I'm sorry. I made the change quickly at around 11pm my time (when I was a bit tired) because somebody in another thread here [1] noticed that a 767 wouldn't make it from SFO to LHR. I made two typos in this edit (typo-ing "286" to "287" and "388" to "399"), and have just corrected both. If there are any more issues you notice, please let me know (I'm david AT retool, or commenting publicly here works), and I'd be happy to fix them when I wake up again (in around 8 hours' time).

(The former error is indeed because I confused the outbound / inbound flights.

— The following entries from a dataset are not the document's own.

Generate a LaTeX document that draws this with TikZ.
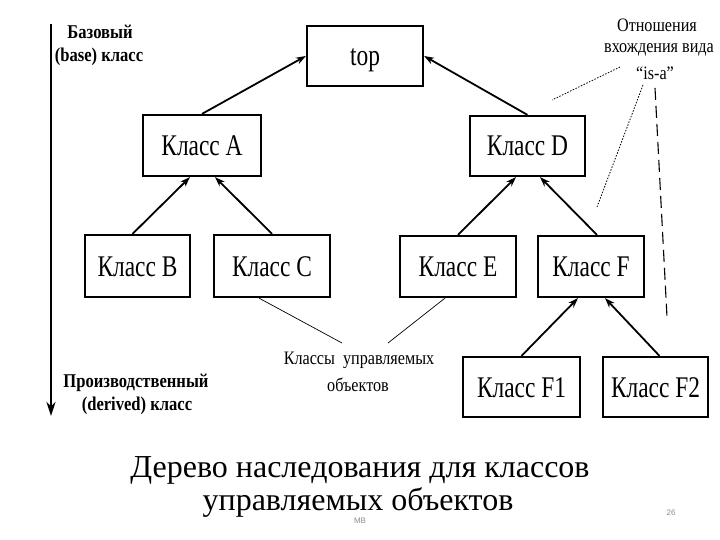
\documentclass[tikz,border=0pt]{standalone}
\usepackage{fontspec}
\setmainfont{Liberation Serif}
\newfontfamily\titlefont{Liberation Serif}
\newfontfamily\condfont[FakeStretch=0.78]{Liberation Serif}
\newfontfamily\labfont[FakeStretch=0.85]{Liberation Serif}
\newfontfamily\smallsans{Liberation Sans}
\usetikzlibrary{arrows.meta}
\begin{document}
\begin{tikzpicture}[x=1pt,y=-1pt,
  cls/.style={draw=black,line width=2.2pt,inner sep=0pt,text height=20pt,text depth=0pt,font=\condfont\fontsize{30}{33}\selectfont},
  inh/.style={line width=1.8pt,-{Stealth[length=10pt,width=7pt]}},
  lab/.style={inner sep=0pt,font=\labfont\bfseries\fontsize{19.5}{22}\selectfont},
  note/.style={inner sep=0pt,font=\labfont\fontsize{19}{22}\selectfont},
  thinl/.style={line width=0.7pt},
  dotl/.style={line width=0.8pt,dash pattern=on 1.5pt off 1.5pt},
  title/.style={inner sep=0pt,anchor=base,font=\titlefont\fontsize{32}{35}\selectfont}]
\useasboundingbox (0,0) rectangle (720,540);
% boxes
\node[cls,minimum width=116pt,minimum height=60pt] (top) at (365,56) {top};
\node[cls,minimum width=118pt,minimum height=61pt] (A) at (202,145.5) {Класс A};
\node[cls,minimum width=105pt,minimum height=62pt] (B) at (137.5,266) {Класс B};
\node[cls,minimum width=116pt,minimum height=62pt] (C) at (272,266) {Класс C};
\node[cls,minimum width=115pt,minimum height=60pt] (D) at (527.5,146) {Класс D};
\node[cls,minimum width=116pt,minimum height=61pt] (E) at (458,266.5) {Класс E};
\node[cls,minimum width=106pt,minimum height=61pt] (F) at (591,266.5) {Класс F};
\node[cls,minimum width=117pt,minimum height=60pt] (F1) at (521.5,387) {Класс F1};
\node[cls,minimum width=105pt,minimum height=60pt] (F2) at (655.5,387) {Класс F2};
% inheritance arrows
\draw[inh] (A.north) -- (top.west);
\draw[inh] (D.north) -- (top.east);
\draw[inh] ([xshift=-5pt]B.north) -- ([xshift=-12pt]A.south);
\draw[inh] (C.north) -- ([xshift=13pt]A.south);
\draw[inh] (E.north) -- ([xshift=-11.5pt]D.south);
\draw[inh] ([xshift=6pt]F.north) -- ([xshift=12.5pt]D.south);
\draw[inh] (F1.north) -- ([xshift=-13pt]F.south);
\draw[inh] ([xshift=4pt]F2.north) -- ([xshift=14pt]F.south);
% left axis
\coordinate (axtop) at (51,24);
\coordinate (axbot) at (51,416);
\draw[line width=2.6pt,-{Stealth[length=14pt,width=9pt]}] (axtop) -- (axbot);
\node[lab] (base1) at (100,32) {Базовый};
\node[lab] (base2) at (99,57) {(base) класс};
\node[lab] (der1) at (136,383) {Производственный};
\node[lab] (der2) at (137,406) {(derived) класс};
% managed classes note
\node[note] (mc1) at (359,360) {Классы\ \ управляемых};
\node[note] (mc2) at (358,385) {объектов};
\coordinate (mcl) at (342,343);
\coordinate (mcr) at (388,343);
\draw[thinl] ([xshift=-13pt]C.south) -- (mcl);
\draw[thinl] ([xshift=-13pt]E.south) -- (mcr);
% is-a note
\node[note] (isa1) at (657,25) {Отношения};
\node[note] (isa2) at (659,50) {вхождения вида};
\node[note] (isa3) at (655,73) {“is-a”};
\coordinate (p1s) at (620,67);
\coordinate (p1e) at (552,100);
\coordinate (p2s) at (643,85);
\coordinate (p2e) at (597,207);
\coordinate (p3s) at (655,88);
\coordinate (p3e) at (667,317);
\draw[dotl] (p1s) -- (p1e);
\draw[dotl] (p2s) -- (p2e);
\draw[line width=1.1pt,dash pattern=on 12pt off 6pt] (p3s) -- (p3e);
% title
\node[title] (t1) at (360,477) {Дерево наследования для классов};
\node[title] (t2) at (358,510) {управляемых объектов};
\node[inner sep=0pt,text=black!45,font=\smallsans\fontsize{8}{9}\selectfont] (mb) at (360,521) {МВ};
\node[inner sep=0pt,text=black!45,font=\smallsans\fontsize{8}{9}\selectfont] (pg) at (671,513) {26};
\end{tikzpicture}
\end{document}
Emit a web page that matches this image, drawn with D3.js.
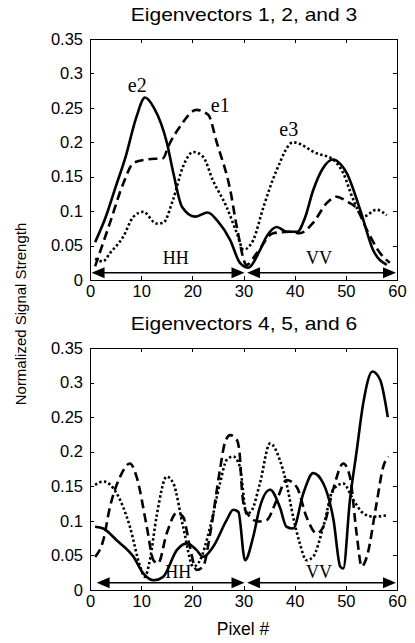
<!DOCTYPE html>
<meta charset="utf-8">
<style>
body { margin: 0; background: #fff; }
svg text { font-family: Arial, "Liberation Sans", sans-serif; fill: #000; }
.axis path, .axis line { stroke: #000; shape-rendering: crispEdges; }
.axis text { font-size: 16.5px; }
.curve { fill: none; stroke: #000; stroke-width: 2.6px; }
.tag { font-family: "Times New Roman", "Liberation Serif", serif; }
</style>
<body>
<div id="chart"></div>
<script src="https://d3js.org/d3.v7.min.js"></script>
<script>

// ---- panel 1: eigenvectors 1, 2, 3 ----
var e1Pixel = [1, 3.9, 6.5, 8.5, 11, 14.3, 15.3, 17.6, 20.8, 23.1, 24.8, 27.4, 28.7, 30.6, 32.6, 35.8, 39, 41, 43.6, 46.3, 48.2, 50.2, 52.1, 54.1, 56.7, 58.6];
var e1Value = [0.02, 0.083, 0.14, 0.17, 0.175, 0.177, 0.194, 0.223, 0.247, 0.24, 0.199, 0.131, 0.077, 0.022, 0.039, 0.068, 0.07, 0.068, 0.083, 0.112, 0.121, 0.114, 0.104, 0.073, 0.039, 0.025];

var e2Pixel = [1, 3, 5, 7, 9, 10.75, 12.5, 15, 16.3, 18, 20.5, 23, 25, 27.4, 29.3, 31, 33, 34.5, 36.5, 38.5, 40.5, 42, 43.6, 45.5, 47.5, 49, 50.2, 52.8, 55.3, 58];
var e2Value = [0.055, 0.09, 0.135, 0.18, 0.235, 0.265, 0.25, 0.2, 0.155, 0.106, 0.092, 0.098, 0.085, 0.058, 0.025, 0.018, 0.04, 0.063, 0.077, 0.07, 0.07, 0.09, 0.13, 0.162, 0.175, 0.168, 0.155, 0.102, 0.044, 0.022];

var e3Pixel = [1, 2.5, 3.9, 6.5, 8.5, 10.4, 13, 14.3, 16.2, 18.2, 20.2, 22.1, 24, 26.7, 28.7, 30, 31.9, 33.9, 36.5, 39.7, 44.3, 47.5, 49.5, 51.5, 53.4, 56, 58];
var e3Value = [0.031, 0.027, 0.039, 0.063, 0.092, 0.099, 0.082, 0.083, 0.116, 0.165, 0.186, 0.179, 0.145, 0.106, 0.068, 0.044, 0.058, 0.106, 0.16, 0.2, 0.184, 0.175, 0.155, 0.116, 0.092, 0.102, 0.094];

// ---- panel 2: eigenvectors 4, 5, 6 ----
var e4Pixel = [1, 2.6, 5.2, 8.5, 10.4, 12.5, 14.3, 17, 18.9, 20.8, 22.1, 24.1, 26.7, 28, 29, 30.3, 31.9, 33.2, 35.2, 37.1, 38.4, 39.7, 41.7, 43.6, 45.6, 47.6, 48.9, 49.5, 50.8, 52.1, 53.4, 55.2, 56.7, 58.2];
var e4Value = [0.0915, 0.089, 0.072, 0.048, 0.024, 0.014, 0.019, 0.058, 0.0675, 0.058, 0.048, 0.063, 0.101, 0.116, 0.113, 0.043, 0.077, 0.12, 0.145, 0.12, 0.0915, 0.089, 0.14, 0.169, 0.154, 0.101, 0.034, 0.031, 0.13, 0.2, 0.27, 0.316, 0.304, 0.25];

var e5Pixel = [1, 2.6, 3.9, 5.9, 7.8, 9.1, 11.1, 12.4, 13.3, 15, 16.9, 18.2, 19.5, 20.8, 22.1, 23.5, 25.4, 26.4, 27.4, 28.7, 29.3, 29.6, 30.3, 32.9, 34.5, 36.5, 38.4, 40.4, 42.3, 44.3, 45.6, 47.5, 49.5, 50.8, 52.1, 53.1, 54.1, 56, 57.3, 58.3];
var e5Value = [0.048, 0.072, 0.12, 0.164, 0.183, 0.164, 0.0915, 0.043, 0.0385, 0.082, 0.111, 0.106, 0.063, 0.029, 0.034, 0.082, 0.174, 0.214, 0.224, 0.217, 0.193, 0.154, 0.116, 0.099, 0.101, 0.13, 0.159, 0.149, 0.106, 0.082, 0.0915, 0.145, 0.183, 0.164, 0.082, 0.034, 0.048, 0.125, 0.178, 0.193];

var e6Pixel = [1, 2.6, 5.2, 7.8, 9.8, 10.7, 11.7, 13, 15, 16.3, 18.2, 20.2, 21.5, 23.5, 25.4, 26.7, 28, 29.3, 30.6, 31.6, 33.2, 35.2, 37.1, 38.4, 39.7, 41, 42.3, 43.6, 45.6, 47.5, 49.5, 51.5, 53.4, 55.4, 58];
var e6Value = [0.152, 0.157, 0.14, 0.0915, 0.034, 0.019, 0.043, 0.106, 0.164, 0.154, 0.0915, 0.034, 0.043, 0.0915, 0.154, 0.188, 0.193, 0.178, 0.11, 0.115, 0.154, 0.212, 0.188, 0.154, 0.106, 0.0675, 0.043, 0.048, 0.0915, 0.145, 0.154, 0.13, 0.111, 0.106, 0.108];

// polarisation ranges drawn as double arrows: [from, to] in pixel #
var hhRange1 = [0.3, 30.2], vvRange1 = [30.7, 59.8];
var hhRange2 = [1.3, 30.2], vvRange2 = [30.7, 59.8];

var xTicks = [0, 10, 20, 30, 40, 50, 60];
var yTicks = [0, 0.05, 0.1, 0.15, 0.2, 0.25, 0.3, 0.35];

var width = 415, height = 643;
var left = 90, right = 397;

var svg = d3.select("#chart").append("svg")
    .attr("width", width)
    .attr("height", height);

var x = d3.scaleLinear().domain([0, 60]).range([left, right]);

var line = d3.line().curve(d3.curveMonotoneX);

var dashOf = { solid: null, dashed: "9,5", dotted: "2.4,2.4" };

function toPoints(px, val) {
    return px.map((p, i) => [p, val[i]]);
}

function drawPanel(top, bottom, title, series, hh, vv, labelY) {
    var y = d3.scaleLinear().domain([0, 0.35]).range([bottom, top]);
    var g = svg.append("g");

    // title (a little stretched sideways like the scanned original)
    g.append("text")
        .attr("transform", "translate(244," + (top - 18) + ") scale(1.2,1)")
        .attr("text-anchor", "middle")
        .style("font-size", "17.5px")
        .text(title);

    // frame with inward ticks on every side
    g.append("g").attr("class", "axis")
        .attr("transform", "translate(0," + bottom + ")")
        .call(d3.axisBottom(x).tickValues(xTicks).tickSizeInner(-4).tickSizeOuter(0).tickPadding(5).tickFormat(d3.format("d")));
    g.append("g").attr("class", "axis")
        .attr("transform", "translate(0," + top + ")")
        .call(d3.axisTop(x).tickValues(xTicks).tickSizeInner(-4).tickSizeOuter(0).tickFormat(""));
    g.append("g").attr("class", "axis")
        .attr("transform", "translate(" + left + ",0)")
        .call(d3.axisLeft(y).tickValues(yTicks).tickSizeInner(-4).tickSizeOuter(0).tickPadding(7).tickFormat(d => d == 0 ? "0" : d3.format("")(+d.toFixed(2))));
    g.append("g").attr("class", "axis")
        .attr("transform", "translate(" + right + ",0)")
        .call(d3.axisRight(y).tickValues(yTicks).tickSizeInner(-4).tickSizeOuter(0).tickFormat(""));

    // curves
    series.forEach(function(s) {
        g.append("path")
            .datum(toPoints(s.px, s.val))
            .attr("class", "curve")
            .attr("stroke-dasharray", dashOf[s.style])
            .attr("d", line.x(d => x(d[0])).y(d => y(d[1])));
    });

    // double arrows
    var ay = y(0.0105);
    [hh, vv].forEach(function(r) {
        var x0 = x(r[0]), x1 = x(r[1]);
        g.append("line")
            .attr("x1", x0 + 10).attr("x2", x1 - 10)
            .attr("y1", ay).attr("y2", ay)
            .attr("stroke", "#000").attr("stroke-width", 1.6);
        g.append("path")
            .attr("d", "M" + x0 + "," + ay + "l13,-5.5v11z")
            .attr("fill", "#000");
        g.append("path")
            .attr("d", "M" + x1 + "," + ay + "l-13,-5.5v11z")
            .attr("fill", "#000");
    });

    g.append("text").attr("class", "tag")
        .attr("x", x((hh[0] + hh[1]) / 2 + 1.5)).attr("y", y(labelY))
        .attr("text-anchor", "middle")
        .style("font-size", "18px")
        .text("HH");
    g.append("text").attr("class", "tag")
        .attr("x", x((vv[0] + vv[1]) / 2 - 0.5)).attr("y", y(labelY))
        .attr("text-anchor", "middle")
        .style("font-size", "18px")
        .text("VV");

    return { g: g, y: y };
}

var p1 = drawPanel(39, 280, "Eigenvectors 1, 2, and 3", [
    { px: e1Pixel, val: e1Value, style: "dashed" },
    { px: e2Pixel, val: e2Value, style: "solid" },
    { px: e3Pixel, val: e3Value, style: "dotted" }
], hhRange1, vvRange1, 0.023);

var p2 = drawPanel(348, 590, "Eigenvectors 4, 5, and 6", [
    { px: e4Pixel, val: e4Value, style: "solid" },
    { px: e5Pixel, val: e5Value, style: "dashed" },
    { px: e6Pixel, val: e6Value, style: "dotted" }
], hhRange2, vvRange2, 0.017);

// curve names in the first panel
var curveTags = [
    { name: "e2", px: 7.4, val: 0.273 },
    { name: "e1", px: 23.6, val: 0.244 },
    { name: "e3", px: 37.0, val: 0.209 }
];
p1.g.selectAll(".ename")
    .data(curveTags)
    .enter().append("text")
    .attr("class", "tag")
    .attr("x", d => x(d.px))
    .attr("y", d => p1.y(d.val))
    .style("font-size", "20px")
    .text(d => d.name);

// shared axis titles
svg.append("text")
    .attr("transform", "translate(26,314) rotate(-90)")
    .attr("text-anchor", "middle")
    .style("font-size", "15px")
    .text("Normalized Signal Strength");

svg.append("text")
    .attr("x", 243).attr("y", 635)
    .attr("text-anchor", "middle")
    .style("font-size", "17.5px")
    .text("Pixel #");

</script>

I've taken BA286 quite a few times, but I forgot which direction was which. When I was initially fixing the article I thought it was "BA286" but then looked it up and found it was "287". I then fixed the error in the screenshot but forgot to fix the error in the text itself. Apologies the edit introduced annoying little errors — this is entirely on me trying to do fix something quickly.)

1. https://news.ycombinator.com/item?id=23231453

I found this perplexing:

>"LHR/GMT¥8: the arrival airport, LHR, which is in the GMT time zone, which is 8 hours ahead of the origin airport"

Why exactly is the Yen sign used at the destination? Why would this not warrant an explanation?

This doesn't completely explain the flight number labelling issue in the article, but may be related:

By convention, large airlines typically number their flights so that even-and-odd numbered pairs operate between the same two cities.

For example, QF49 flies MEL-SFO and QF50 flies SFO-MEL.